In a scene where 50 young boys were to wear Nazi uniforms, eight of them walked off the set.
At the beginning of the film, Dr. Gerhardt mentions the Hoffmans will be sailing from Pier 86 on the S.S. Breman. Pier 86 in Manhattan on the Hudson River has been the home of the Intrepid Sea, Air & Space Museum since 1982. The S.S. Braman's maiden voyage was in 1929 and she set the transatlantic crossing records in both directions. She and her sister ship, the S.S. Europa, were the most technologically advanced ocean liners of their time. During WWII the Breman was outfitted as a troopship for the invasion of England, but mainly served as a barracks ship at Bremerhaven, Germany. There, in March 1941 she was destroyed by a fire set by a disgruntled crew-member. She was scrapped to the waterline in 1942, towed away to Nordenham, and finally sunk by explosives in 1946.
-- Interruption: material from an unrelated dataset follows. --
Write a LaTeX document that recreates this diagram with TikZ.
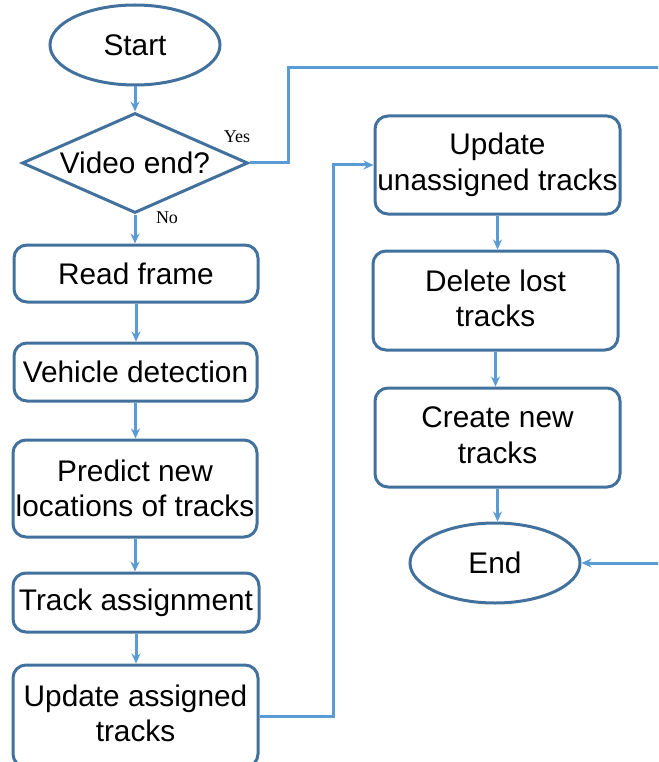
\documentclass[tikz,border=0pt]{standalone}
\usepackage{fontspec}
\setmainfont{Liberation Sans}
\newfontfamily\timesf{Liberation Serif}
\usetikzlibrary{shapes.geometric,arrows.meta}
\definecolor{boxc}{HTML}{41719C}
\definecolor{arrc}{HTML}{5B9BD5}
\begin{document}
\begin{tikzpicture}[x=1pt,y=-1pt,
  box/.style={draw=boxc,line width=3pt,rounded corners=13pt,align=center,inner sep=0pt,fill=white,font=\fontsize{29.8}{35.5}\selectfont},
  term/.style={draw=boxc,line width=3pt,ellipse,inner sep=0pt,minimum width=170pt,minimum height=80pt,fill=white,font=\fontsize{29.8}{35.5}\selectfont},
  dec/.style={draw=boxc,line width=3pt,diamond,aspect=2.26,inner sep=0pt,minimum width=226pt,minimum height=100pt,fill=white,font=\fontsize{29.8}{35.5}\selectfont},
  lbl/.style={font=\timesf\fontsize{18}{20}\selectfont,inner sep=0pt},
  wire/.style={draw=arrc,line width=3pt},
  conn/.style={wire,-{Stealth[length=10pt,width=9pt]}}]
\useasboundingbox (0,0) rectangle (658,762);
\clip (0,0) rectangle (658,762);

\node[term] (start) at (135,45) {Start};
\node[dec] (vend) at (135,163) {Video end?};
\node[box,minimum width=244pt,minimum height=57pt] (read) at (136,273.5) {Read frame};
\node[box,minimum width=243pt,minimum height=58pt] (veh) at (135.5,372) {Vehicle detection};
\node[box,minimum width=244pt,minimum height=97pt] (pred) at (135,488.5) {Predict new\\locations of tracks};
\node[box,minimum width=246pt,minimum height=59pt] (assign) at (136,602.5) {Track assignment};
\node[box,minimum width=245pt,minimum height=102pt] (upa) at (135.5,716) {Update assigned\\tracks\rule[-6pt]{0pt}{1pt}};

\node[box,minimum width=245pt,minimum height=98pt] (upu) at (497.5,165) {Update\\unassigned tracks};
\node[box,minimum width=245pt,minimum height=99pt] (del) at (495.5,300.5) {Delete lost\\tracks\rule[-5pt]{0pt}{1pt}};
\node[box,minimum width=245pt,minimum height=99pt] (create) at (497.5,437.5) {Create new\\tracks\rule[-5pt]{0pt}{1pt}};
\node[term] (end) at (495,563) {End};

\node[lbl] (yes) at (237,137) {Yes};
\node[lbl] (no) at (167,218) {No};

\coordinate (yesup) at (288,68);
\coordinate (farr) at (690,68);
\coordinate (midx) at (333,0);

\draw[conn] (start.south) -- (start.south |- vend.north);
\draw[conn] (vend.south) -- (vend.south |- read.north);
\draw[conn] (read.south) -- (read.south |- veh.north);
\draw[conn] (veh.south) -- (veh.south |- pred.north);
\draw[conn] (pred.south) -- (pred.south |- assign.north);
\draw[conn] (assign.south) -- (assign.south |- upa.north);

\draw[conn] (upu.south) -- (upu.south |- del.north);
\draw[conn] (del.south) -- (del.south |- create.north);
\draw[conn] (create.south) -- (create.south |- end.north);

\draw[conn] (upa.east) -- (upa.east -| midx) -- (midx |- upu.west) -- (upu.west);
\draw[conn] (vend.east) -- (vend.east -| yesup) -- (yesup) -- (farr) -- (farr |- end.east) -- (end.east);
\end{tikzpicture}
\end{document}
When the film played in Mexico City in December of 1940, eight theaters were disrupted by Nazi sympathizers, who used tear gas and stench bombs.
The movie is set in the summer of 1938, a year before Germany attacked Poland, setting off World War II. The movie was released in December 1940, a year and four months into World War II. The United States entered World War II a year after the movie was released, after Japan attacked US naval forces at Pearl Harbor, Hawaii.
According to the AFI Catalog entry for this film, the German Consul strongly objected to Twentieth Century-Fox about this film, threatening to block distribution of future films in Germany. The film fared poorly at the box office, and was pulled after a short run in theaters, and fewer than the normal number of prints were made.